#### Task brief:
The lines from the top of the material below through the line containing "369, 402, 410];" are to be printed exactly, with pictures omitted.
• • • • • • •
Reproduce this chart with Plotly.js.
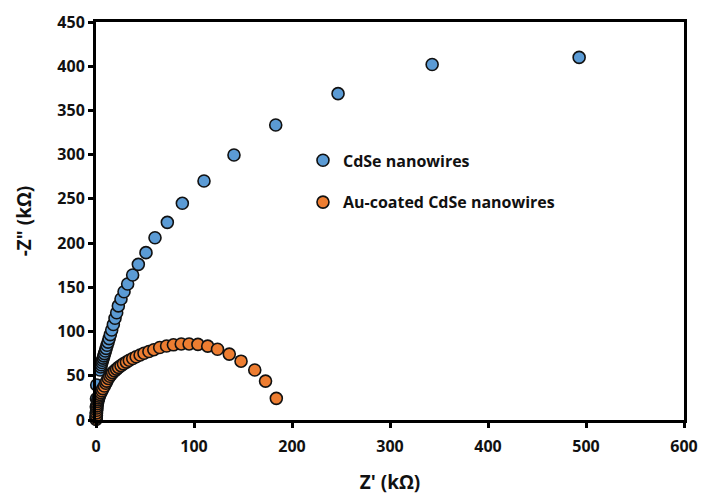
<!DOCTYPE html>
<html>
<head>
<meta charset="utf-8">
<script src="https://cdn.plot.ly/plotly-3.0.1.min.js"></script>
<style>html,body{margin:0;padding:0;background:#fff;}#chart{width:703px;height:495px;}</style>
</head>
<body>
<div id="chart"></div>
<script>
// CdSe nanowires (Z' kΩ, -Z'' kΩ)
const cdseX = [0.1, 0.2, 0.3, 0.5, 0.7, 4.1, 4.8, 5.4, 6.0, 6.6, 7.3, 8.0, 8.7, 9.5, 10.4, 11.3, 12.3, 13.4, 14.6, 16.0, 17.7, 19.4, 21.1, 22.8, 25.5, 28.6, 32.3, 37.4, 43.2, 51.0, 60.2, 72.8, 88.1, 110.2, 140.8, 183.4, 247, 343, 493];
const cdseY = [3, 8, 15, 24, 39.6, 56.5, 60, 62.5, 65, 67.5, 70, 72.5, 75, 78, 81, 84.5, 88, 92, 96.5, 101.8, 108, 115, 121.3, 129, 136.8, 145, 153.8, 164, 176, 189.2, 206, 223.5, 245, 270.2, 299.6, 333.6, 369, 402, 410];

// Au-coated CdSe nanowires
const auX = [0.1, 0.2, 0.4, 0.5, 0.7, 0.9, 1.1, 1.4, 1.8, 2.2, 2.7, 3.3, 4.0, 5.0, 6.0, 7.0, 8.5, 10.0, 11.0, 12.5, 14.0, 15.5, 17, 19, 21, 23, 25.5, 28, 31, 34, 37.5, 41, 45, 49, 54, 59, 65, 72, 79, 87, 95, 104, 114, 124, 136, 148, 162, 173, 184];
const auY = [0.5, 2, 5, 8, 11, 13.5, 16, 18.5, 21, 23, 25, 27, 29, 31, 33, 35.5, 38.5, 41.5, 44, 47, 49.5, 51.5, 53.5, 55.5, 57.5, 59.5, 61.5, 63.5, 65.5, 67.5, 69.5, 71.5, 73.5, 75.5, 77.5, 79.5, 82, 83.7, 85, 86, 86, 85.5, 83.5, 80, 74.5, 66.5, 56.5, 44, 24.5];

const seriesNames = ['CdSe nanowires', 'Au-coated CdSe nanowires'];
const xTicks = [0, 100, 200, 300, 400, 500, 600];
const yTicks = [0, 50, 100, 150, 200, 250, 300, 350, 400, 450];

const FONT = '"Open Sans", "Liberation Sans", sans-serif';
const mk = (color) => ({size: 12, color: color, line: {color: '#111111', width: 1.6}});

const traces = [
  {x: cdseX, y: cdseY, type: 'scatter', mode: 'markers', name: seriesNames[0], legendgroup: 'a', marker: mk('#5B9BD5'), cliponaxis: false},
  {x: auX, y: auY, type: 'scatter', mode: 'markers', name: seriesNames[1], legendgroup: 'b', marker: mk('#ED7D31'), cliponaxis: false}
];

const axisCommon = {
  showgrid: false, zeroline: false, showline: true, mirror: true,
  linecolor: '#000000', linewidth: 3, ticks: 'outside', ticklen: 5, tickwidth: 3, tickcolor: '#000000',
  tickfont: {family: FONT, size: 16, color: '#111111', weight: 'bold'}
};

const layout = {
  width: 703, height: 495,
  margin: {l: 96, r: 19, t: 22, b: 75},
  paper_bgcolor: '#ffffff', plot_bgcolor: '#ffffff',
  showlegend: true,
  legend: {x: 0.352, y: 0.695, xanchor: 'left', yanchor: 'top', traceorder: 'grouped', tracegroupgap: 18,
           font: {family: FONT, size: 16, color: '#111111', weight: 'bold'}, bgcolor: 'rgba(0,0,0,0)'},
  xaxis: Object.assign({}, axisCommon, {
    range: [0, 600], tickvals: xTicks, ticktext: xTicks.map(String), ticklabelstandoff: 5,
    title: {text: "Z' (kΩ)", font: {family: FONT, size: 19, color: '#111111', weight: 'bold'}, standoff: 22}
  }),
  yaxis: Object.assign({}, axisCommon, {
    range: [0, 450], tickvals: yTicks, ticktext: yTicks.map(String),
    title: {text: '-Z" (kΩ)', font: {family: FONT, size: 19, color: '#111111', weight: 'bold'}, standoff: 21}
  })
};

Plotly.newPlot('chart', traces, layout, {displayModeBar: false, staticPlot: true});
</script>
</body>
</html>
• • • • • • •
#### Expected answer:
Reproduce this chart with Plotly.js.
<!DOCTYPE html>
<html>
<head>
<meta charset="utf-8">
<script src="https://cdn.plot.ly/plotly-3.0.1.min.js"></script>
<style>html,body{margin:0;padding:0;background:#fff;}#chart{width:703px;height:495px;}</style>
</head>
<body>
<div id="chart"></div>
<script>
// CdSe nanowires (Z' kΩ, -Z'' kΩ)
const cdseX = [0.1, 0.2, 0.3, 0.5, 0.7, 4.1, 4.8, 5.4, 6.0, 6.6, 7.3, 8.0, 8.7, 9.5, 10.4, 11.3, 12.3, 13.4, 14.6, 16.0, 17.7, 19.4, 21.1, 22.8, 25.5, 28.6, 32.3, 37.4, 43.2, 51.0, 60.2, 72.8, 88.1, 110.2, 140.8, 183.4, 247, 343, 493];
const cdseY = [3, 8, 15, 24, 39.6, 56.5, 60, 62.5, 65, 67.5, 70, 72.5, 75, 78, 81, 84.5, 88, 92, 96.5, 101.8, 108, 115, 121.3, 129, 136.8, 145, 153.8, 164, 176, 189.2, 206, 223.5, 245, 270.2, 299.6, 333.6, 369, 402, 410];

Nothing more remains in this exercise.